Nachricht | Geschichte „Unzeitgemäße Erinnerungen“?

Dietmar Keller stellte in Potsdam seine Erinnerungen vor

„In den Mühlen der Ebene“ ist der Titel des Erinnerungsband, den Dietmar Keller vor wenigen Wochen im Berliner Karl Dietz Verlag vorgelegt hat. Er stellte dieses Buch am 14. Februar 2012 als Veranstaltung der Rosa-Luxemburg-Stiftung Brandenburg in der Potsdamer Buchhandlung Literaturladen WIST vor.

Keller kann unmittelbar vor seinem 70. Geburtstag am 17. März 2012 auf eine politische Biographie mit zahlreichen interessanten Stationen zurückblicken: SED-Kreissekretär an der Karl-Marx-Universität, Sekretär für Volksbildung, Wissenschaft und Kultur der Leipziger SED-Bezirksleitung, stellvertretender Kulturminister der DDR und schließlich Minister für Kultur in der Modrow-Regierung. Danach war er Stellvertreter von Gregor Gysi im Fraktionsvorsitz der PDS in der letzten Volkskammer, Bundestagsabgeordneter und Obmann der PDS in der Enquetekommission des Deutschen Bundestages zur Aufarbeitung der DDR-Geschichte. Vor zehn Jahren, im Jahre 2002, ist Dietmar Keller aus der PDS ausgetreten.Keller bezeichnet sein Buch als Erinnerungsband. Sein Verhältnis zur DDR und zur SED nennt er „völlig unsentimental“. „Mit Freude, Bereitschaft und aufklärerischem Willen habe ich in der DDR gelebt und ihr gedient“.

In der Potsdamer Buchvorstellung ging Keller ausführlich auf seine Zeit als Wissenschafts- und Kulturfunktionär in der SED sowie als Kulturpolitiker nach einem einjährigen Studium an der Akademie für Gesellschaftswissenschaften beim ZK der KPdSU in Moskau ein. Das Studium fiel in die beginnende Gorbatschow-Ära. Über seine dort hergestellten Kontakte zum Rektor der Gewi-Akademie und späteren ZK-Sekretär Wadim Medwedjew hat er ebenso wenig in Berlin berichtet, wie über ein kurzes Gespräch mit Gorbatschow in dieser Zeit. Als Kulturpolitiker in der DDR musste er häufig zwischen den Bedürfnissen prominenter Künstler und den Vertretern der offiziellen Kulturpolitik vermitteln. Westreisen, Studienplätze für die Kindern, Westliteratur und auch fehlende Ballettschuhe für Tänzerinnen und Tänzer mussten „organisiert“ werden. Das Kulturministerium, der Minister uns seine Stellvertreter befanden sich nicht selten in einem Zwiespalt zwischen ihren politischen Zielen und den realen Möglichkeiten in der DDR.

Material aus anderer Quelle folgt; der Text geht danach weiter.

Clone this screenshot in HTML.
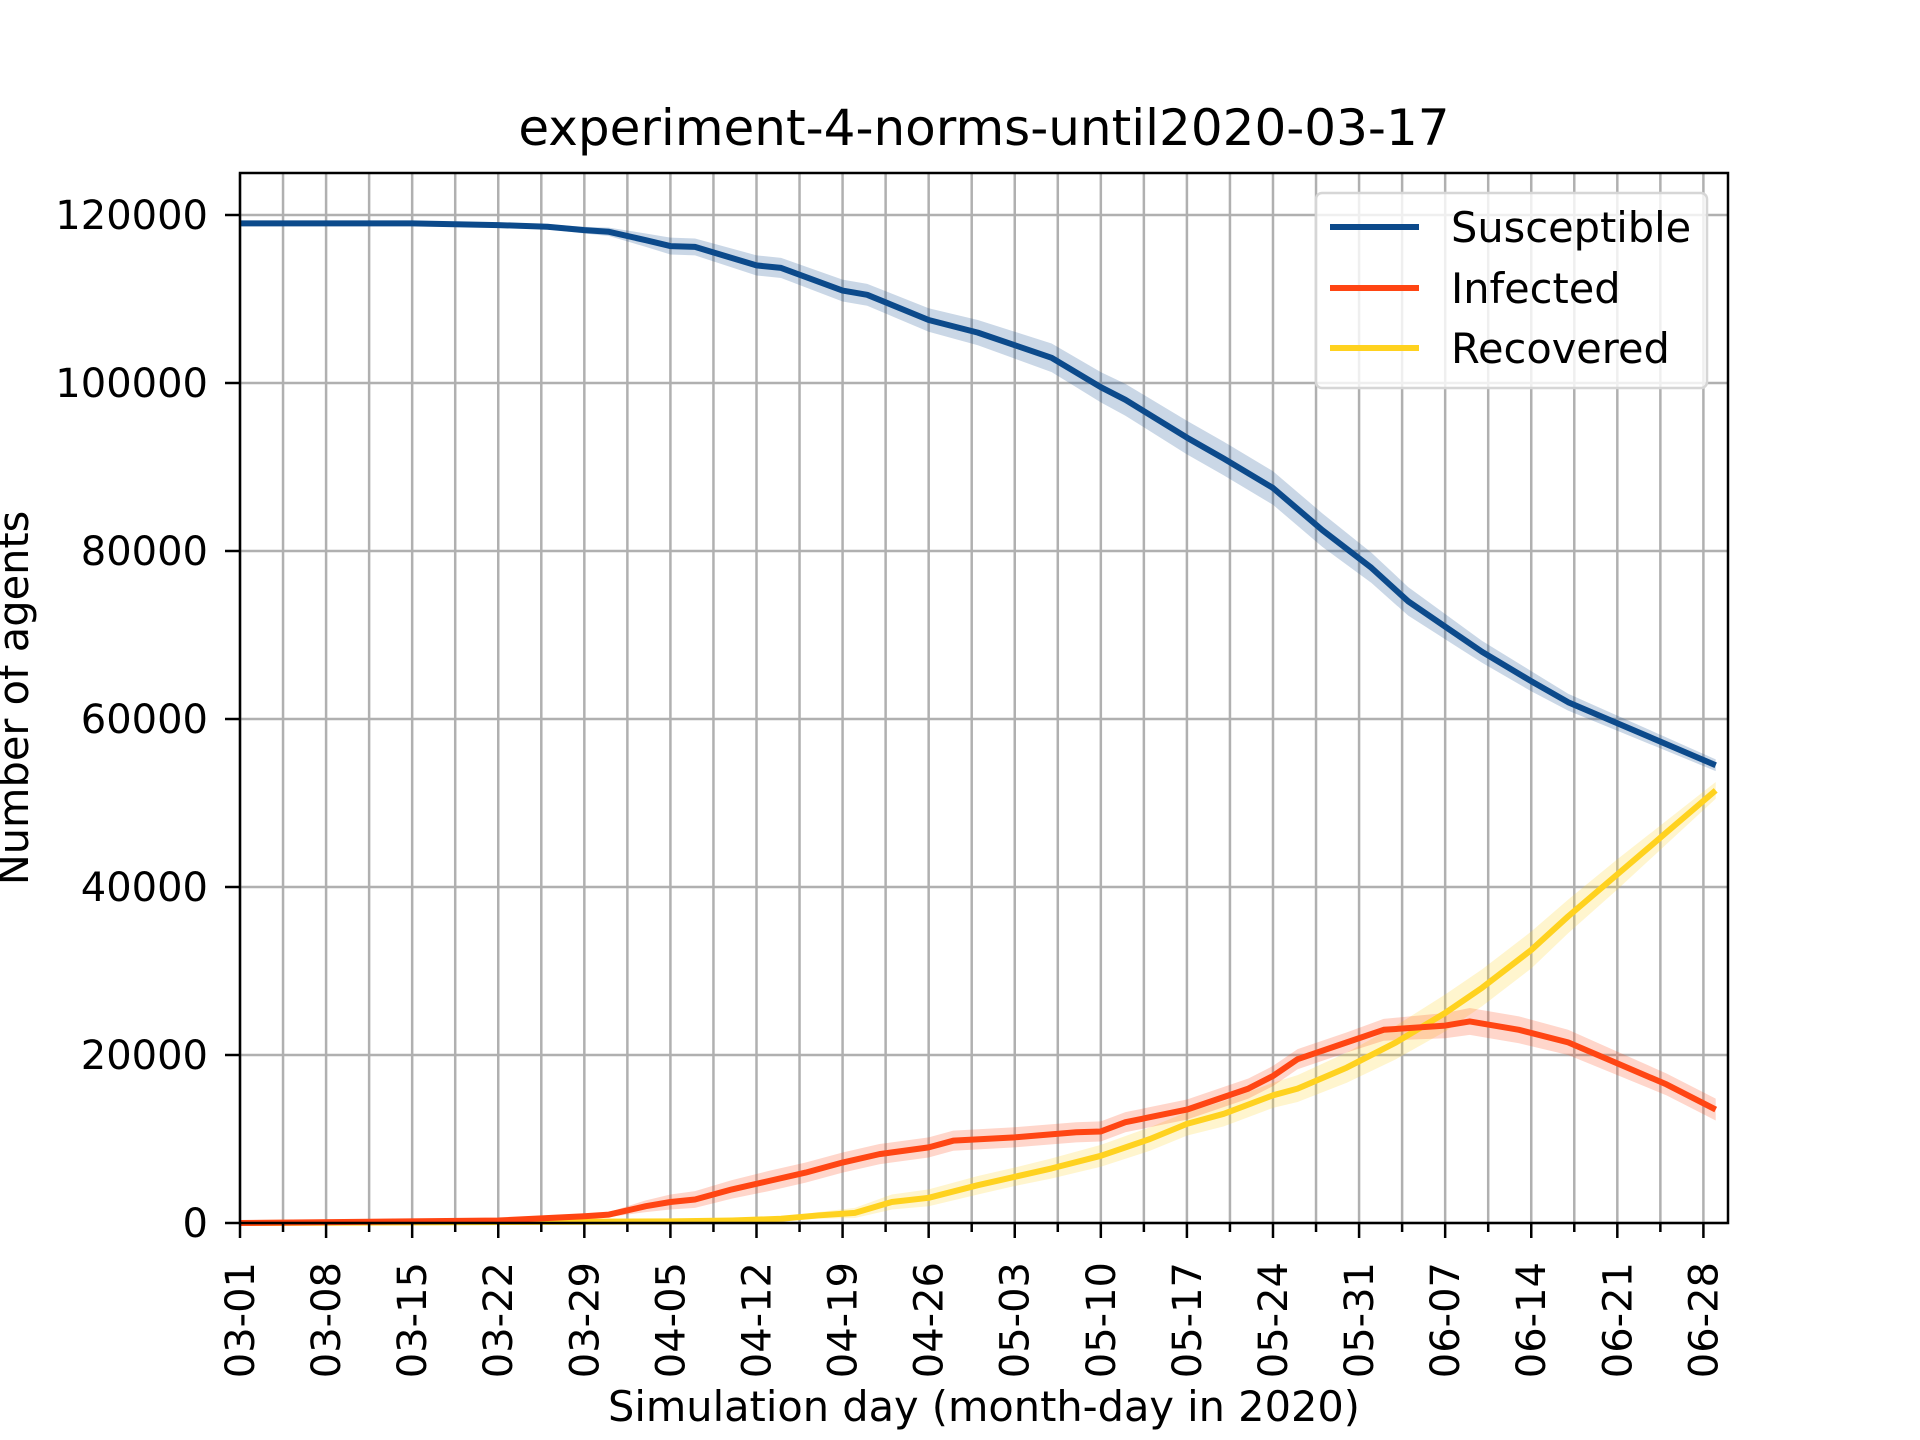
<!DOCTYPE html>
<html><head><meta charset="utf-8"><style>
html,body{margin:0;padding:0;background:#fff;}
svg{display:block;font-family:"DejaVu Sans","Liberation Sans",sans-serif;}
</style></head><body>
<svg id="chart" width="1920" height="1440" viewBox="0 0 1920 1440" xmlns="http://www.w3.org/2000/svg">
<rect width="1920" height="1440" fill="#fff"/>
<text x="984" y="145" font-size="50" text-anchor="middle">experiment-4-norms-until2020-03-17</text>
<g id="grid"></g>
<g id="bands"></g>
<g id="lines"></g>
<g id="ticks"></g>
<rect x="240" y="173" width="1488" height="1050" fill="none" stroke="#000" stroke-width="2.5"/>
<text transform="translate(28,698) rotate(-90)" font-size="41.5" text-anchor="middle">Number of agents</text>
<text x="984" y="1421" font-size="41.5" text-anchor="middle">Simulation day (month-day in 2020)</text>
<g>
<rect x="1316" y="193" width="391" height="195" rx="6" fill="#fff" fill-opacity="0.8" stroke="#d6d6d6" stroke-width="2.5"/>
<line x1="1330" x2="1419" y1="227" y2="227" stroke="#0c4a8b" stroke-width="6"/>
<text x="1451" y="242" font-size="41.5">Susceptible</text>
<line x1="1330" x2="1419" y1="288" y2="288" stroke="#ff4513" stroke-width="6"/>
<text x="1451" y="303" font-size="41.5">Infected</text>
<line x1="1330" x2="1419" y1="348" y2="348" stroke="#ffd21f" stroke-width="6"/>
<text x="1451" y="363" font-size="41.5">Recovered</text>
</g>
</svg>
<script>
const xTickLabels = ["03-01","03-08","03-15","03-22","03-29","04-05","04-12","04-19","04-26","05-03","05-10","05-17","05-24","05-31","06-07","06-14","06-21","06-28"];
const yTicks = [0,20000,40000,60000,80000,100000,120000];
const sDays = [0,14,21,25,28,30,33,35,37,42,44,49,51,56,60,63,66,70,72,77,80,84,88,92,95,98,101,105,108,112,116,120];
const sVals = [119000,119000,118800,118600,118200,118000,117000,116300,116200,114000,113700,111000,110500,107500,106000,104500,103000,99500,98000,93500,91000,87500,82500,78000,74000,71000,68000,64500,62000,59500,57000,54500];
const sBand = [100,100,200,300,400,500,800,1000,1000,1200,1200,1300,1300,1400,1500,1600,1700,1800,1900,2000,2000,2000,2000,1800,1700,1500,1300,1200,1000,900,800,700];
const iDays = [0,21,28,30,33,35,37,40,43,46,49,52,56,58,63,68,70,72,77,82,84,86,90,93,98,100,104,108,112,116,120];
const iVals = [0,300,800,1000,2000,2500,2800,4000,5000,6000,7200,8200,9000,9800,10200,10800,10900,12000,13500,16000,17500,19500,21500,23000,23500,24000,23000,21500,19000,16500,13500];
const iBand = [0,100,200,300,700,900,1000,1100,1200,1200,1200,1200,1200,1200,1200,1200,1200,1200,1200,1200,1200,1200,1200,1300,1500,1600,1600,1500,1400,1300,1300];
const rDays = [0,35,40,44,47,50,53,56,60,63,66,70,74,77,80,84,86,90,94,98,101,105,108,112,116,120];
const rVals = [0,200,300,500,900,1200,2500,3000,4500,5500,6500,8000,10000,11800,13000,15200,16000,18500,21500,25000,28000,32500,36500,41500,46500,51500];
const rBand = [0,50,100,200,400,600,900,1000,1100,1100,1200,1300,1400,1400,1500,1500,1600,1800,2000,2200,2200,2200,2000,1800,1400,1000];

const NS='http://www.w3.org/2000/svg';
const X0=240,X1=1728,Y0=1223,Y1=173;
const xScale=d=>X0+d*(X1-X0)/121;
const yScale=v=>Y0-v*168/20000;
function mk(tag,attrs,parent){const e=document.createElementNS(NS,tag);for(const k in attrs)e.setAttribute(k,attrs[k]);parent.appendChild(e);return e;}
const grid=document.getElementById('grid'),ticks=document.getElementById('ticks'),bands=document.getElementById('bands'),lines=document.getElementById('lines');
for(let k=0;k<=34;k++){const d=k*3.5;if(d>121)break;const x=xScale(d);
 const g=mk('line',{x1:x,x2:x,y1:Y1,y2:Y0,stroke:'#b0b0b0','stroke-width':2.5},grid);
 
 
 const t=mk('line',{x1:x,x2:x,y1:Y0,y2:Y0+(k%2?9:15),stroke:'#000','stroke-width':2.5},ticks);
 
 
}
xTickLabels.forEach((lab,i)=>{const x=xScale(i*7);
 const t=mk('text',{transform:`translate(${x+14},1262) rotate(-90)`,'font-size':40,'text-anchor':'end'},ticks);
 t.textContent=lab;
 
 
});
yTicks.forEach(v=>{const y=yScale(v);
 const g=mk('line',{x1:X0,x2:X1,y1:y,y2:y,stroke:'#b0b0b0','stroke-width':2.5},grid);
 
 
 const t=mk('line',{x1:X0-15,x2:X0,y1:y,y2:y,stroke:'#000','stroke-width':2.5},ticks);
 
 
 const l=mk('text',{x:208,y:y+14,'font-size':40,'text-anchor':'end'},ticks);
 l.textContent=String(v);
 
 
});
function series(name,days,vals,band,color){
 const up=days.map((d,i)=>xScale(d)+','+yScale(vals[i]+band[i]));
 const dn=days.map((d,i)=>xScale(d)+','+yScale(Math.max(0,vals[i]-band[i]))).reverse();
 const b=mk('polygon',{points:up.concat(dn).join(' '),fill:color,'fill-opacity':0.22,stroke:'none'},bands);
 
 
 const l=mk('polyline',{points:days.map((d,i)=>xScale(d)+','+yScale(vals[i])).join(' '),fill:'none',stroke:color,'stroke-width':6,'stroke-linejoin':'round'},lines);
 
 
}
series('recovered',rDays,rVals,rBand,'#ffd21f');
series('infected',iDays,iVals,iBand,'#ff4513');
series('susceptible',sDays,sVals,sBand,'#0c4a8b');
</script>
</body></html>
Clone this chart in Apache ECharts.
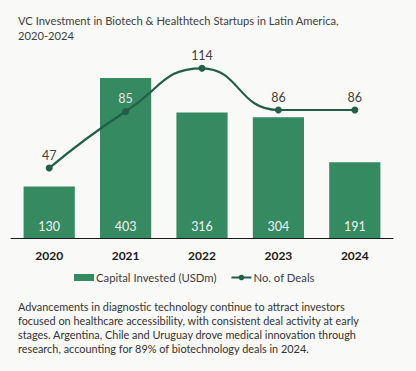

Im Mittelpunkt der Lesung und auch der anschließenden Diskussion stand Kellers Rolle in der Modrow-Regierung, seine Tätigkeit als PDS-Parlamentarier in Volkskammer und Bundestag und seine Mitwirkung in der Enquete-Kommission. Keller würdigte ausdrücklich das von Michael Schumann vorgetragene Referat „Wir brechen unwiderruflich mit dem Stalinismus als System“ auf dem SED-Sonderparteitag im Dezember 1989 und die ein Jahr später in den Räumen der früheren Parteihochschule der SED durchgeführte Geschichtskonferenz über den Stalinismus. In der PDS sei man nach seiner Auffassung später hinter bereits erreichte Positionen zurück geblieben.

Dietmar Keller: In den Mühlen der Ebene. Unzeitgemäße Erinnerungen. Karl Dietz Verlag Berlin 2012, 254 Seiten.